• **WRITTEN REQUEST**:
Set the listing down unchanged, minus every embedded image.

• **RECORDS SHOWN**:
::::::::::
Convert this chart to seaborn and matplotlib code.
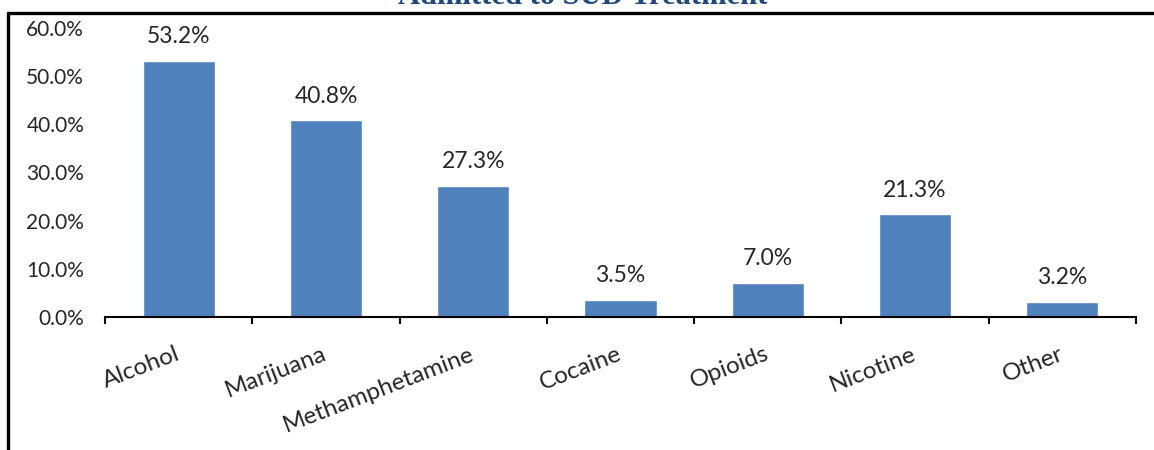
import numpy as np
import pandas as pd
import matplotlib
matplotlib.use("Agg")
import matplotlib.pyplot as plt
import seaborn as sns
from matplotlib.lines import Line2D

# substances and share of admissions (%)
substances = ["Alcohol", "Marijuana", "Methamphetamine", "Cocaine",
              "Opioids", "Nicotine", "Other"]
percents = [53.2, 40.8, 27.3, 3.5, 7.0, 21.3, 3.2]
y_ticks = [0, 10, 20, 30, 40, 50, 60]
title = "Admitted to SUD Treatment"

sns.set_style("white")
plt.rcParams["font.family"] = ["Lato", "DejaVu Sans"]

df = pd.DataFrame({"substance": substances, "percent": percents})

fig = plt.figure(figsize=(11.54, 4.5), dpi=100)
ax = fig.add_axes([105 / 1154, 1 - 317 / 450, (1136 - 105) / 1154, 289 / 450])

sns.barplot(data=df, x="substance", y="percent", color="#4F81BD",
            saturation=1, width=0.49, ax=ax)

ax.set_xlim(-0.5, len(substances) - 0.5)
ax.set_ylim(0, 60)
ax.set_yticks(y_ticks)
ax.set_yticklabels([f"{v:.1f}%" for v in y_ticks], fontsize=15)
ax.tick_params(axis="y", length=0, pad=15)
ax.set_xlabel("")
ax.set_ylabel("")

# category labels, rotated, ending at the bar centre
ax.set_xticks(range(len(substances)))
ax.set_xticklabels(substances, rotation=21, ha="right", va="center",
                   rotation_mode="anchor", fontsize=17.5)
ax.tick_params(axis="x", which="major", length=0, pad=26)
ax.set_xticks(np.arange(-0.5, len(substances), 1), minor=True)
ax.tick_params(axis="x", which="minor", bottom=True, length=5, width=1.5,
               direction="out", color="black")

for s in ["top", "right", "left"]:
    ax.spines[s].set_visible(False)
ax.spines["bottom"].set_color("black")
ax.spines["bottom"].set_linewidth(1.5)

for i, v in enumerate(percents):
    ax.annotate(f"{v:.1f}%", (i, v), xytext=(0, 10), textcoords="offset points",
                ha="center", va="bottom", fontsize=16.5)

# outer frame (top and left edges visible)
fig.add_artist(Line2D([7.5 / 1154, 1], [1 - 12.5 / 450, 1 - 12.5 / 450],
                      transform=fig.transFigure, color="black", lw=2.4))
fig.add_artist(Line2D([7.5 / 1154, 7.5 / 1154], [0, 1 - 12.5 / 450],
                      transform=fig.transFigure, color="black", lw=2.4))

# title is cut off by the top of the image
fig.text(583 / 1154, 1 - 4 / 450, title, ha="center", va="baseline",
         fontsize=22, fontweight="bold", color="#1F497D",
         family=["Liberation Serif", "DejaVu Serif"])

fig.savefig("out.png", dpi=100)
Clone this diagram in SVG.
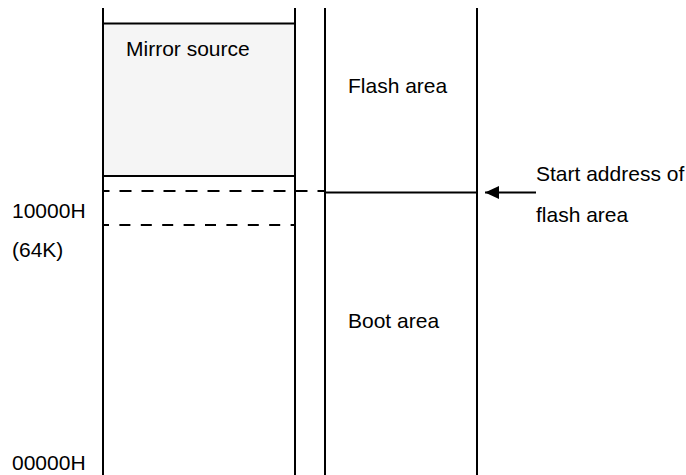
::::::::::
• **OUTPUT**:
Convert this chart to seaborn and matplotlib code.
import numpy as np
import pandas as pd
import matplotlib
matplotlib.use("Agg")
import matplotlib.pyplot as plt
import seaborn as sns
from matplotlib.lines import Line2D

# substances and share of admissions (%)
substances = ["Alcohol", "Marijuana", "Methamphetamine", "Cocaine",
              "Opioids", "Nicotine", "Other"]
percents = [53.2, 40.8, 27.3, 3.5, 7.0, 21.3, 3.2]
y_ticks = [0, 10, 20, 30, 40, 50, 60]
title = "Admitted to SUD Treatment"

sns.set_style("white")
plt.rcParams["font.family"] = ["Lato", "DejaVu Sans"]

df = pd.DataFrame({"substance": substances, "percent": percents})

fig = plt.figure(figsize=(11.54, 4.5), dpi=100)
ax = fig.add_axes([105 / 1154, 1 - 317 / 450, (1136 - 105) / 1154, 289 / 450])

sns.barplot(data=df, x="substance", y="percent", color="#4F81BD",
            saturation=1, width=0.49, ax=ax)

ax.set_xlim(-0.5, len(substances) - 0.5)
ax.set_ylim(0, 60)
ax.set_yticks(y_ticks)
ax.set_yticklabels([f"{v:.1f}%" for v in y_ticks], fontsize=15)
ax.tick_params(axis="y", length=0, pad=15)
ax.set_xlabel("")
ax.set_ylabel("")

# category labels, rotated, ending at the bar centre
ax.set_xticks(range(len(substances)))
ax.set_xticklabels(substances, rotation=21, ha="right", va="center",
                   rotation_mode="anchor", fontsize=17.5)
ax.tick_params(axis="x", which="major", length=0, pad=26)
ax.set_xticks(np.arange(-0.5, len(substances), 1), minor=True)
ax.tick_params(axis="x", which="minor", bottom=True, length=5, width=1.5,
               direction="out", color="black")

for s in ["top", "right", "left"]:
    ax.spines[s].set_visible(False)
ax.spines["bottom"].set_color("black")
ax.spines["bottom"].set_linewidth(1.5)

for i, v in enumerate(percents):
    ax.annotate(f"{v:.1f}%", (i, v), xytext=(0, 10), textcoords="offset points",
                ha="center", va="bottom", fontsize=16.5)

# outer frame (top and left edges visible)
fig.add_artist(Line2D([7.5 / 1154, 1], [1 - 12.5 / 450, 1 - 12.5 / 450],
                      transform=fig.transFigure, color="black", lw=2.4))
fig.add_artist(Line2D([7.5 / 1154, 7.5 / 1154], [0, 1 - 12.5 / 450],
                      transform=fig.transFigure, color="black", lw=2.4))

# title is cut off by the top of the image
fig.text(583 / 1154, 1 - 4 / 450, title, ha="center", va="baseline",
         fontsize=22, fontweight="bold", color="#1F497D",
         family=["Liberation Serif", "DejaVu Serif"])

fig.savefig("out.png", dpi=100)
Clone this diagram in SVG.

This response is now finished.